Method 2: Quasi-Experimental Design
Quasi-experimental designs have less control than true experimental designs but more control than regular survey methods.
When it’s not possible to assign respondents randomly to conditions, one option is to use a pretest-posttest method. This requires only one group of people who are measured before partaking in the experiment and then again after the experiment. Suppose we are a drink manufacturer who has created a new sports drink that we believe reduces dehydration. To utilize this type of experimental design, we would ask a group of people to perform a specific one-hour workout at a certain time in a particular setting. We would then measure their level of dehydration (pretest). After a period of recovery, we would have the same group perform the same workout in the same setting. Immediately after the second workout, they would be instructed to consume one bottle of the new sports drink. Then we would measure their dehydration level again (posttest). In this pretest-posttest design, consuming the drink (or not) is the independent variable and dehydration level is the dependent variable. Comparing pretest dehydration level to posttest dehydration level, we can ascertain whether the new sports drink reduced dehydration.

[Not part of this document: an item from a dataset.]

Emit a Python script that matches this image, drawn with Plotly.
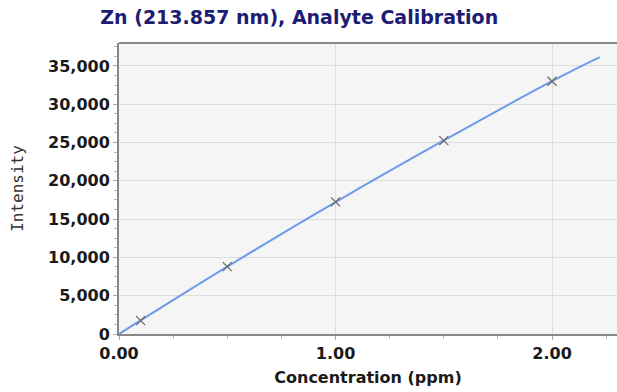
import plotly.graph_objects as go

# Calibration standards (concentration ppm, intensity)
std_conc = [0.1, 0.5, 1.0, 1.5, 2.0]
std_int = [1750, 8800, 17250, 25250, 33000]

# Calibration curve
curve_conc = [0.0, 0.5, 1.0, 1.5, 2.0, 2.22]
curve_int = [0, 8790, 17220, 25270, 33020, 36150]

x_ticks = [0, 1, 2]
x_tick_text = ["0.00", "1.00", "2.00"]
y_ticks = [0, 5000, 10000, 15000, 20000, 25000, 30000, 35000]
y_tick_text = ["0", "5,000", "10,000", "15,000", "20,000", "25,000", "30,000", "35,000"]

fig = go.Figure()
fig.add_trace(go.Scatter(
    x=curve_conc, y=curve_int, mode="lines",
    line=dict(color="#6d9bea", width=2, shape="spline"),
    hoverinfo="skip", showlegend=False,
))
fig.add_trace(go.Scatter(
    x=std_conc, y=std_int, mode="markers",
    marker=dict(symbol="x-thin", size=9, line=dict(color="#6a6a6a", width=1.3)),
    showlegend=False,
))

tickfont = dict(family="DejaVu Sans", size=16, color="#1a1a1a", weight="bold")

fig.update_layout(
    width=617, height=392,
    margin=dict(l=119, r=0, t=43, b=58),
    paper_bgcolor="white",
    plot_bgcolor="#f5f5f5",
    title=dict(
        text="<b>Zn (213.857 nm), Analyte Calibration</b>",
        font=dict(family="DejaVu Sans", size=19, color="#1c1c72"),
        x=0.485, xanchor="center", y=0.955, yanchor="middle",
    ),
    xaxis=dict(
        range=[0, 2.3], tickvals=x_ticks, ticktext=x_tick_text,
        showgrid=True, gridcolor="#dddddd", gridwidth=1,
        showline=True, linecolor="#888888", linewidth=2, mirror=False,
        ticks="outside", ticklen=4, tickcolor="#aaaaaa",
        minor=dict(dtick=0.25, ticks="outside", ticklen=3, tickcolor="#bbbbbb", showgrid=False),
        tickfont=tickfont, zeroline=False,
        title=dict(text="<b>Concentration (ppm)</b>",
                   font=dict(family="DejaVu Sans", size=16, color="#1a1a1a"), standoff=10),
    ),
    yaxis=dict(
        range=[0, 38000], tickvals=y_ticks, ticktext=y_tick_text,
        showgrid=True, gridcolor="#dddddd", gridwidth=1,
        showline=True, linecolor="#888888", linewidth=2,
        ticks="outside", ticklen=4, tickcolor="#aaaaaa",
        minor=dict(dtick=1250, ticks="outside", ticklen=3, tickcolor="#bbbbbb", showgrid=False),
        tickfont=tickfont, zeroline=False,
        title=dict(text="Intensity",
                   font=dict(family="DejaVu Sans Mono", size=16, color="#333333"), standoff=20),
    ),
    shapes=[dict(type="line", xref="paper", yref="paper", x0=0, x1=1, y0=1, y1=1,
                 line=dict(color="#888888", width=2))],
)

fig.write_html("out.html")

Another quasi-experimental design option is to match two groups of respondents on things like gender, age, ethnicity, income, and other variables that could influence the dependent variable. Then one group will partake in the experiment and one group will serve as the control group (will go on about life as usual, will receive the original product, or will receive a placebo). For example, if we wanted to know if our newly created sports drink hydrated folks better than our original sports drink, we would use the matched-pairs design. Individuals from each group would be matched based on things like weight, height, ethnicity, gender, and general health. One group would be assigned to drink the new sports drink after workouts (the experiment group) while the other group would continue to drink the original sports drink after workouts (the control group). The sports drink type is the independent variable, and the measured rehydration is the dependent variable. The other variables (weight, height, ethnicity, etc.,) are being controlled via the matched-pairs design. At the end of the experiment, if those who drank the new sports drink were rehydrated more than those who drank the original sports drink, we could say that the new sports drink caused better rehydration.
Another option is to measure the same set of respondents over time using a longitudinal study. This type of study can be utilized to measure things like customer satisfaction, brand awareness, brand loyalty, product health, etc. Like pretest-posttest, we can measure customer satisfaction before rolling out a new promotion and then again after the rollout. This would tell us whether the promotion is causing increased satisfaction. Additionally, we could continue to measure satisfaction at regular intervals over several months or even years. This would allow us to examine what other factors contribute to increased or decreased satisfaction.
Fancy statistics do not determine cause and effect without rigorous control using an experimental design. This is because data from typical surveying methods is correlational data and all analyses performed on that data render correlational output. Thankfully, many types of experimental and quasi-experimental designs exist to determine cause and effect.